3. Arbitration hearings can be ugly. Maybe uncomfortable is a better word than ugly. Like I said earlier, during the hearing itself, the two sides will state their case to the arbitration panel. For the team, that means detailing the player’s shortcomings and explaining why he deserves the lower salary while he sits in the room. Awkward! Cashman said they’ll have a “polite discussion,” but who knows.
Here’s what Vinnie Pestano, former Yankees non-roster invitee to Spring Training, told Jordan Bastian following his arbitration hearing with the Indians a few years ago:
“You’re being honest and accountable and saying the right things and being there,” Pestano said, “and then later you find your own words in the paper, and somebody is trying to use your words against you to drive your value down. Whether that played a big role in the decision, I don’t know.
“That was the only thing that I didn’t care for. I definitely think it’ll affect how I see things going forward. I don’t really know if I can be as honest and up-front anymore. I’ve got three more years of arbitration left. I don’t know what they’ll pick to use against me next year or two years from now.”
At the end of the day, this is a business, and the player is making the decision to go to a hearing by not agreeing to a contract beforehand. Betances knows what he’s getting into, just like last year, when he rejected the team’s modest raise to $540,000 and instead had his contract renewed for the $507,500 league minimum. He knew that was a possibility and he accepted it. Same with the hearing.
4. A hearing doesn’t have to ruin a relationship, though. I can understand why Yankees fans would worry an arbitration hearing would damage the team’s relationship with Betances, one of their best and most popular players. And you know what? I’m sure it’s happened in the past, a team going to a hearing and their relationship with the player never quite being the same afterward.
It doesn’t have to be that way, however. The Yankees haven’t been to an arbitration hearing since 2008, when they beat Chien-Ming Wang and saved $600,000 ($4M vs. $4.6M). The team’s last arbitration hearing before that? Mariano Rivera in 2000. The last two before that? Rivera and Derek Jeter, both in 1999. The Yankees and those players went on to live happily ever after following the hearings. (Injuries ruined Wang’s career, not an arbitration hearing.)

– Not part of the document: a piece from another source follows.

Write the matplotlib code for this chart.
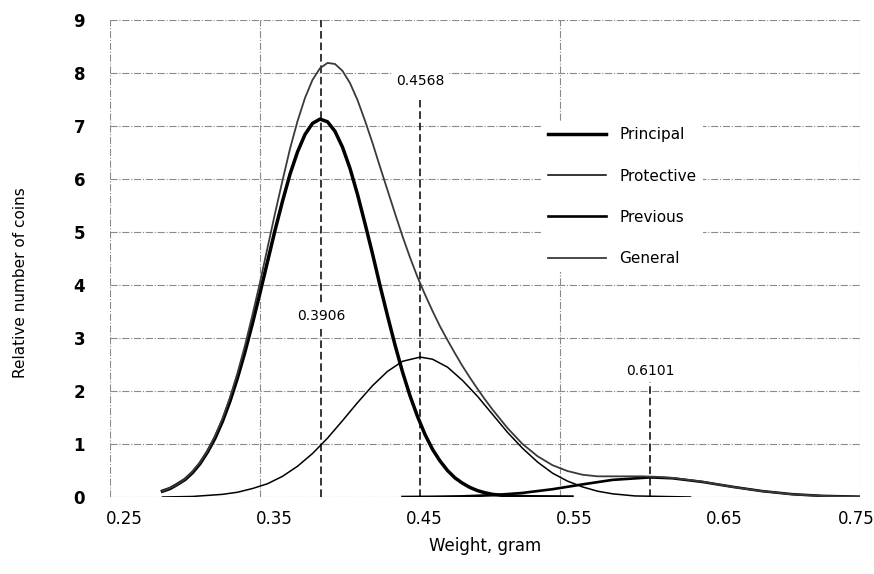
import matplotlib
matplotlib.use("Agg")
import matplotlib.pyplot as plt
from matplotlib.transforms import ScaledTranslation

# weight (gram) and relative number of coins
principal_x = [0.285, 0.29, 0.295, 0.30, 0.305, 0.31, 0.315, 0.32, 0.325, 0.33,
               0.335, 0.34, 0.345, 0.35, 0.355, 0.36, 0.365, 0.37, 0.375, 0.38,
               0.385, 0.39, 0.395, 0.40, 0.405, 0.41, 0.415, 0.42, 0.425, 0.43,
               0.435, 0.44, 0.445, 0.45, 0.455, 0.46, 0.465, 0.47, 0.475, 0.48,
               0.485, 0.49, 0.495, 0.50, 0.505, 0.515, 0.530, 0.558]
principal_y = [0.11, 0.16, 0.24, 0.33, 0.46, 0.63, 0.85, 1.11, 1.43, 1.81,
               2.25, 2.74, 3.28, 3.85, 4.44, 5.03, 5.58, 6.09, 6.51, 6.84,
               7.05, 7.13, 7.08, 6.90, 6.60, 6.20, 5.71, 5.16, 4.59, 3.99,
               3.42, 2.87, 2.36, 1.91, 1.52, 1.18, 0.90, 0.68, 0.50, 0.36,
               0.26, 0.18, 0.12, 0.08, 0.05, 0.02, 0.005, 0.0]

protective_x = [0.285, 0.305, 0.325, 0.335, 0.345, 0.355, 0.365, 0.375, 0.385, 0.395,
                0.405, 0.415, 0.425, 0.435, 0.445, 0.4568, 0.465, 0.475, 0.485, 0.495,
                0.505, 0.515, 0.525, 0.535, 0.545, 0.555, 0.565, 0.575, 0.585, 0.600, 0.637]
protective_y = [0.0, 0.01, 0.05, 0.09, 0.16, 0.25, 0.39, 0.58, 0.82, 1.11,
                1.44, 1.78, 2.10, 2.37, 2.56, 2.64, 2.60, 2.45, 2.20, 1.90,
                1.56, 1.22, 0.92, 0.66, 0.45, 0.30, 0.19, 0.11, 0.06, 0.02, 0.0]

previous_x = [0.445, 0.465, 0.485, 0.505, 0.525, 0.545, 0.565, 0.585, 0.6101, 0.625,
              0.645, 0.665, 0.685, 0.705, 0.725, 0.75]
previous_y = [0.0, 0.004, 0.012, 0.034, 0.077, 0.147, 0.238, 0.323, 0.37, 0.353,
              0.284, 0.192, 0.110, 0.052, 0.021, 0.005]

general_x = [0.285, 0.29, 0.295, 0.30, 0.305, 0.31, 0.315, 0.32, 0.325, 0.33,
             0.335, 0.34, 0.345, 0.35, 0.355, 0.36, 0.365, 0.37, 0.375, 0.38,
             0.385, 0.39, 0.395, 0.40, 0.405, 0.41, 0.415, 0.42, 0.425, 0.43,
             0.435, 0.44, 0.445, 0.45, 0.455, 0.46, 0.465, 0.47, 0.475, 0.48,
             0.485, 0.49, 0.495, 0.50, 0.505, 0.515, 0.525, 0.535, 0.545, 0.555,
             0.565, 0.575, 0.585, 0.595, 0.605, 0.615, 0.625, 0.645, 0.665, 0.685,
             0.705, 0.725, 0.75]
general_y = [0.11, 0.17, 0.24, 0.34, 0.48, 0.65, 0.87, 1.15, 1.48, 1.88,
             2.34, 2.86, 3.44, 4.05, 4.70, 5.35, 5.97, 6.57, 7.09, 7.53,
             7.87, 8.09, 8.19, 8.17, 8.04, 7.81, 7.49, 7.10, 6.68, 6.23,
             5.79, 5.35, 4.92, 4.52, 4.15, 3.82, 3.51, 3.22, 2.96, 2.71,
             2.47, 2.25, 2.04, 1.84, 1.65, 1.30, 1.00, 0.77, 0.60, 0.49,
             0.42, 0.39, 0.39, 0.39, 0.39, 0.38, 0.36, 0.29, 0.19, 0.11,
             0.05, 0.02, 0.005]

# modes of the three groups, with the heights the dashed markers reach
modes = [0.3906, 0.4568, 0.6101]
mode_tops = [9.0, 7.5, 2.2]
mode_label_y = [3.42, 7.85, 2.38]

x_ticks = [0.25, 0.35, 0.45, 0.55, 0.65, 0.75]
x_grid = [0.25, 0.35, 0.55, 0.75]
y_ticks = list(range(0, 10))

fig = plt.figure(figsize=(8.74, 5.74), dpi=100)
ax = fig.add_axes([110 / 874, 77 / 574, 750 / 874, 477 / 574])

for y in y_ticks:
    ax.axhline(y, color='#8a8a8a', lw=0.8, ls='-.', zorder=0)
for x in x_grid:
    ax.axvline(x, color='#8a8a8a', lw=0.8, ls='-.', zorder=0)

ax.plot(principal_x, principal_y, color='black', lw=2.5, label='Principal', zorder=3)
ax.plot(protective_x, protective_y, color='black', lw=1.1, label='Protective', zorder=3)
ax.plot(previous_x, previous_y, color='black', lw=1.9, label='Previous', zorder=3)
ax.plot(general_x, general_y, color='#3a3a3a', lw=1.3, label='General', zorder=3)

ax.vlines(modes, 0, mode_tops, colors='black', linestyles=(0, (5, 2.5)), lw=1.1, zorder=2)
for m, ly in zip(modes, mode_label_y):
    ax.text(m, ly, f"{m:.4f}", ha='center', va='center', fontsize=10, zorder=4,
            bbox=dict(facecolor='white', edgecolor='none', pad=3))

ax.set_xlim(0.25, 0.75)
ax.set_ylim(0, 9)
ax.set_xticks(x_ticks)
ax.set_xticklabels([f"{t:.2f}" for t in x_ticks])
ax.set_yticks(y_ticks)
ax.tick_params(length=0, labelsize=12)
ax.tick_params(axis='y', pad=18)
ax.tick_params(axis='x', pad=9)
for lab in ax.get_yticklabels():
    lab.set_fontweight('bold')
# the labels sit a little right of their gridlines, the last one is pulled in
xlabs = ax.get_xticklabels()
for i, lab in enumerate(xlabs):
    dx = 14 if i < len(xlabs) - 1 else -4
    lab.set_transform(lab.get_transform() + ScaledTranslation(dx / 100, 0, fig.dpi_scale_trans))
for s in ax.spines.values():
    s.set_visible(False)

ax.set_xlabel('Weight, gram', fontsize=12, labelpad=7)
ax.set_ylabel('Relative number of coins', fontsize=11)
ax.yaxis.set_label_coords(-0.11, 0.45)

leg = ax.legend(loc='upper left', bbox_to_anchor=(0.565, 0.804), frameon=True,
                fontsize=11, handlelength=3.8, handletextpad=0.9, labelspacing=1.72,
                borderpad=0.4, fancybox=False)
leg.get_frame().set_edgecolor('none')
leg.get_frame().set_facecolor('white')
leg.get_frame().set_alpha(1)

fig.savefig('out.png', dpi=100)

Point is, even though avoiding an arbitration hearing is always preferred, sometimes they are necessary because the two sides value the player very differently. It doesn’t have ruin relationships. The Yankees offered Betances a record first year arbitration salary for a setup man as best I can tell, but he wants to be paid like a closer, and that’s his right. He’ll allowed to try to get it. And because salaries carry over from year to year and affect raises, there’s a lot more on the line here than $2M in 2017. It adds up in future years.